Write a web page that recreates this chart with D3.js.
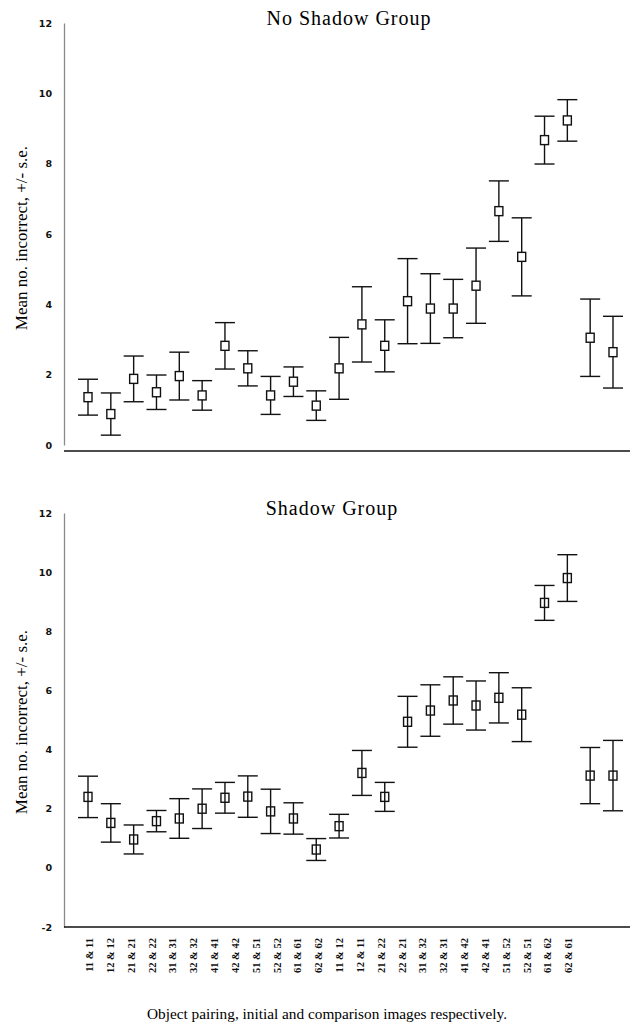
<!DOCTYPE html>
<html>
<head>
<meta charset="utf-8">
<script src="https://d3js.org/d3.v7.min.js"></script>
<style>
    body { margin: 0; background: #fff; }
    svg { display: block; }
</style>
</head>
<body>
<div id="chart"></div>
<script>

// object pairings (initial & comparison)
let pairings = ["11 & 11", "12 & 12", "21 & 21", "22 & 22", "31 & 31", "32 & 32",
    "41 & 41", "42 & 42", "51 & 51", "52 & 52", "61 & 61", "62 & 62",
    "11 & 12", "12 & 11", "21 & 22", "22 & 21", "31 & 32", "32 & 31",
    "41 & 42", "42 & 41", "51 & 52", "52 & 51", "61 & 62", "62 & 61"];

// No Shadow Group
let noShadowMean = [1.36, 0.88, 1.88, 1.50, 1.96, 1.41, 2.82, 2.18, 1.41, 1.80, 1.12, 2.18,
    3.43, 2.82, 4.09, 3.88, 3.88, 4.53, 6.65, 5.35, 8.67, 9.23, 3.05, 2.64];
let noShadowSe = [0.51, 0.60, 0.65, 0.49, 0.68, 0.42, 0.66, 0.50, 0.54, 0.42, 0.42, 0.88,
    1.07, 0.74, 1.21, 0.99, 0.83, 1.07, 0.86, 1.11, 0.68, 0.59, 1.10, 1.02];

// Shadow Group
let shadowMean = [2.40, 1.52, 0.96, 1.58, 1.67, 2.00, 2.37, 2.41, 1.91, 1.67, 0.62, 1.41,
    3.21, 2.40, 4.94, 5.32, 5.66, 5.49, 5.75, 5.18, 8.96, 9.80, 3.12, 3.12];
let shadowSe = [0.70, 0.65, 0.49, 0.36, 0.67, 0.67, 0.52, 0.70, 0.75, 0.53, 0.37, 0.40,
    0.76, 0.49, 0.86, 0.87, 0.80, 0.83, 0.85, 0.91, 0.59, 0.79, 0.95, 1.19];

// y ticks
let topTicks = [0, 2, 4, 6, 8, 10, 12];
let bottomTicks = [-2, 0, 2, 4, 6, 8, 10, 12];

let width = 630, height = 1029;

let svg = d3.select("#chart").append("svg")
    .attr("width", width)
    .attr("height", height);

// shared x scale for the markers
let x = d3.scalePoint().domain(pairings).range([88, 613]);


class ErrorBarVis {

    constructor(svg, title, mean, se, opts) {
        this.svg = svg;
        this.title = title;
        this.mean = mean;
        this.se = se;
        this.opts = opts;
        this.initVis();
    }

    initVis() {
        let vis = this;
        let o = vis.opts;

        vis.g = vis.svg.append("g");

        vis.y = d3.scaleLinear().domain(o.domain).range(o.range);

        // title
        vis.g.append("text")
            .attr("x", o.titleX)
            .attr("y", o.titleY)
            .attr("text-anchor", "middle")
            .attr("font-family", "Liberation Serif")
            .attr("font-size", "20px")
            .attr("letter-spacing", "1px")
            .text(vis.title);

        // y axis
        let yAxis = vis.g.append("g")
            .attr("class", "y-axis")
            .attr("transform", "translate(64,0)")
            .call(d3.axisLeft(vis.y).tickValues(o.ticks).tickSize(0).tickPadding(12)
                .tickFormat(d => String(d)));
        yAxis.select(".domain").attr("stroke", "#8a8a8a").attr("stroke-width", 1.3);
        yAxis.selectAll("text")
            .attr("font-family", "DejaVu Sans")
            .attr("font-weight", "bold")
            .attr("font-size", "9.5px")
            .attr("fill", "#111");

        // axis title
        vis.g.append("text")
            .attr("transform", `translate(27, ${o.labelY}) rotate(-90)`)
            .attr("text-anchor", "middle")
            .attr("font-family", "Liberation Serif")
            .attr("font-size", "17px")
            .text("Mean no. incorrect, +/- s.e.");

        // x axis line
        vis.g.append("line")
            .attr("x1", 64).attr("x2", 630)
            .attr("y1", o.baseY).attr("y2", o.baseY)
            .attr("stroke", "#111")
            .attr("stroke-width", 1.6);

        vis.wrangleData();
    }

    wrangleData() {
        let vis = this;
        vis.displayData = pairings.map((p, i) => ({
            pair: p,
            mean: vis.mean[i],
            lo: vis.mean[i] - vis.se[i],
            hi: vis.mean[i] + vis.se[i]
        }));
        vis.updateVis();
    }

    updateVis() {
        let vis = this;
        let cap = 10;

        let bars = vis.g.append("g").attr("class", "bars")
            .selectAll("g")
            .data(vis.displayData)
            .enter().append("g")
            .attr("stroke", "#111")
            .attr("stroke-width", 1.4);

        bars.append("line")
            .attr("x1", d => x(d.pair)).attr("x2", d => x(d.pair))
            .attr("y1", d => vis.y(d.hi)).attr("y2", d => vis.y(d.lo));

        bars.append("line")
            .attr("x1", d => x(d.pair) - cap).attr("x2", d => x(d.pair) + cap)
            .attr("y1", d => vis.y(d.hi)).attr("y2", d => vis.y(d.hi));

        bars.append("line")
            .attr("x1", d => x(d.pair) - cap).attr("x2", d => x(d.pair) + cap)
            .attr("y1", d => vis.y(d.lo)).attr("y2", d => vis.y(d.lo));

        bars.append("rect")
            .attr("x", d => x(d.pair) - 4)
            .attr("y", d => vis.y(d.mean) - 4.5)
            .attr("width", 8)
            .attr("height", 9)
            .attr("fill", vis.opts.markerFill);
    }
}

let noShadowVis = new ErrorBarVis(svg, "No Shadow Group", noShadowMean, noShadowSe, {
    domain: [0, 12], range: [445, 23], ticks: topTicks, baseY: 451,
    titleX: 349, titleY: 25, labelY: 238, markerFill: "#fff"
});

let shadowVis = new ErrorBarVis(svg, "Shadow Group", shadowMean, shadowSe, {
    domain: [-2, 12], range: [927, 513], ticks: bottomTicks, baseY: 927,
    titleX: 332, titleY: 515, labelY: 722, markerFill: "none"
});

// category labels along the bottom
let xLabels = d3.scalePoint().domain(pairings).range([89, 568]);

let xAxis = svg.append("g")
    .attr("class", "x-axis")
    .attr("transform", "translate(0,927)")
    .call(d3.axisBottom(xLabels).tickSize(0));
xAxis.select(".domain").remove();
xAxis.selectAll("text")
    .attr("transform", "rotate(-90)")
    .attr("x", -11)
    .attr("y", 0)
    .attr("dy", "0.35em")
    .style("text-anchor", "end")
    .attr("font-family", "Liberation Serif")
    .attr("font-weight", "bold")
    .attr("font-size", "10.5px")
    .attr("fill", "#111");

svg.append("text")
    .attr("x", 327)
    .attr("y", 1019)
    .attr("text-anchor", "middle")
    .attr("font-family", "Liberation Serif")
    .attr("font-size", "15.3px")
    .text("Object pairing, initial and comparison images respectively.");

</script>
</body>
</html>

- **Task directions**
All of the material above should be reproduced exactly, except the pictures.

- **Task result**
Write a web page that recreates this chart with D3.js.
<!DOCTYPE html>
<html>
<head>
<meta charset="utf-8">
<script src="https://d3js.org/d3.v7.min.js"></script>
<style>
    body { margin: 0; background: #fff; }
    svg { display: block; }
</style>
</head>
<body>
<div id="chart"></div>
<script>

// object pairings (initial & comparison)
let pairings = ["11 & 11", "12 & 12", "21 & 21", "22 & 22", "31 & 31", "32 & 32",
    "41 & 41", "42 & 42", "51 & 51", "52 & 52", "61 & 61", "62 & 62",
    "11 & 12", "12 & 11", "21 & 22", "22 & 21", "31 & 32", "32 & 31",
    "41 & 42", "42 & 41", "51 & 52", "52 & 51", "61 & 62", "62 & 61"];

// No Shadow Group
let noShadowMean = [1.36, 0.88, 1.88, 1.50, 1.96, 1.41, 2.82, 2.18, 1.41, 1.80, 1.12, 2.18,
    3.43, 2.82, 4.09, 3.88, 3.88, 4.53, 6.65, 5.35, 8.67, 9.23, 3.05, 2.64];
let noShadowSe = [0.51, 0.60, 0.65, 0.49, 0.68, 0.42, 0.66, 0.50, 0.54, 0.42, 0.42, 0.88,
    1.07, 0.74, 1.21, 0.99, 0.83, 1.07, 0.86, 1.11, 0.68, 0.59, 1.10, 1.02];

// Shadow Group
let shadowMean = [2.40, 1.52, 0.96, 1.58, 1.67, 2.00, 2.37, 2.41, 1.91, 1.67, 0.62, 1.41,
    3.21, 2.40, 4.94, 5.32, 5.66, 5.49, 5.75, 5.18, 8.96, 9.80, 3.12, 3.12];
let shadowSe = [0.70, 0.65, 0.49, 0.36, 0.67, 0.67, 0.52, 0.70, 0.75, 0.53, 0.37, 0.40,
    0.76, 0.49, 0.86, 0.87, 0.80, 0.83, 0.85, 0.91, 0.59, 0.79, 0.95, 1.19];

// y ticks
let topTicks = [0, 2, 4, 6, 8, 10, 12];
let bottomTicks = [-2, 0, 2, 4, 6, 8, 10, 12];

let width = 630, height = 1029;

let svg = d3.select("#chart").append("svg")
    .attr("width", width)
    .attr("height", height);

// shared x scale for the markers
let x = d3.scalePoint().domain(pairings).range([88, 613]);


class ErrorBarVis {

    constructor(svg, title, mean, se, opts) {
        this.svg = svg;
        this.title = title;
        this.mean = mean;
        this.se = se;
        this.opts = opts;
        this.initVis();
    }

    initVis() {
        let vis = this;
        let o = vis.opts;

        vis.g = vis.svg.append("g");

        vis.y = d3.scaleLinear().domain(o.domain).range(o.range);

        // title
        vis.g.append("text")
            .attr("x", o.titleX)
            .attr("y", o.titleY)
            .attr("text-anchor", "middle")
            .attr("font-family", "Liberation Serif")
            .attr("font-size", "20px")
            .attr("letter-spacing", "1px")
            .text(vis.title);

        // y axis
        let yAxis = vis.g.append("g")
            .attr("class", "y-axis")
            .attr("transform", "translate(64,0)")
            .call(d3.axisLeft(vis.y).tickValues(o.ticks).tickSize(0).tickPadding(12)
                .tickFormat(d => String(d)));
        yAxis.select(".domain").attr("stroke", "#8a8a8a").attr("stroke-width", 1.3);
        yAxis.selectAll("text")
            .attr("font-family", "DejaVu Sans")
            .attr("font-weight", "bold")
            .attr("font-size", "9.5px")
            .attr("fill", "#111");

        // axis title
        vis.g.append("text")
            .attr("transform", `translate(27, ${o.labelY}) rotate(-90)`)
            .attr("text-anchor", "middle")
            .attr("font-family", "Liberation Serif")
            .attr("font-size", "17px")
            .text("Mean no. incorrect, +/- s.e.");

        // x axis line
        vis.g.append("line")
            .attr("x1", 64).attr("x2", 630)
            .attr("y1", o.baseY).attr("y2", o.baseY)
            .attr("stroke", "#111")
            .attr("stroke-width", 1.6);

        vis.wrangleData();
    }

    wrangleData() {
        let vis = this;
        vis.displayData = pairings.map((p, i) => ({
            pair: p,
            mean: vis.mean[i],
            lo: vis.mean[i] - vis.se[i],
            hi: vis.mean[i] + vis.se[i]
        }));
        vis.updateVis();
    }

    updateVis() {
        let vis = this;
        let cap = 10;

        let bars = vis.g.append("g").attr("class", "bars")
            .selectAll("g")
            .data(vis.displayData)
            .enter().append("g")
            .attr("stroke", "#111")
            .attr("stroke-width", 1.4);

        bars.append("line")
            .attr("x1", d => x(d.pair)).attr("x2", d => x(d.pair))
            .attr("y1", d => vis.y(d.hi)).attr("y2", d => vis.y(d.lo));

        bars.append("line")
            .attr("x1", d => x(d.pair) - cap).attr("x2", d => x(d.pair) + cap)
            .attr("y1", d => vis.y(d.hi)).attr("y2", d => vis.y(d.hi));

        bars.append("line")
            .attr("x1", d => x(d.pair) - cap).attr("x2", d => x(d.pair) + cap)
            .attr("y1", d => vis.y(d.lo)).attr("y2", d => vis.y(d.lo));

        bars.append("rect")
            .attr("x", d => x(d.pair) - 4)
            .attr("y", d => vis.y(d.mean) - 4.5)
            .attr("width", 8)
            .attr("height", 9)
            .attr("fill", vis.opts.markerFill);
    }
}

let noShadowVis = new ErrorBarVis(svg, "No Shadow Group", noShadowMean, noShadowSe, {
    domain: [0, 12], range: [445, 23], ticks: topTicks, baseY: 451,
    titleX: 349, titleY: 25, labelY: 238, markerFill: "#fff"
});

let shadowVis = new ErrorBarVis(svg, "Shadow Group", shadowMean, shadowSe, {
    domain: [-2, 12], range: [927, 513], ticks: bottomTicks, baseY: 927,
    titleX: 332, titleY: 515, labelY: 722, markerFill: "none"
});

// category labels along the bottom
let xLabels = d3.scalePoint().domain(pairings).range([89, 568]);

let xAxis = svg.append("g")
    .attr("class", "x-axis")
    .attr("transform", "translate(0,927)")
    .call(d3.axisBottom(xLabels).tickSize(0));
xAxis.select(".domain").remove();
xAxis.selectAll("text")
    .attr("transform", "rotate(-90)")
    .attr("x", -11)
    .attr("y", 0)
    .attr("dy", "0.35em")
    .style("text-anchor", "end")
    .attr("font-family", "Liberation Serif")
    .attr("font-weight", "bold")
    .attr("font-size", "10.5px")
    .attr("fill", "#111");

svg.append("text")
    .attr("x", 327)
    .attr("y", 1019)
    .attr("text-anchor", "middle")
    .attr("font-family", "Liberation Serif")
    .attr("font-size", "15.3px")
    .text("Object pairing, initial and comparison images respectively.");

</script>
</body>
</html>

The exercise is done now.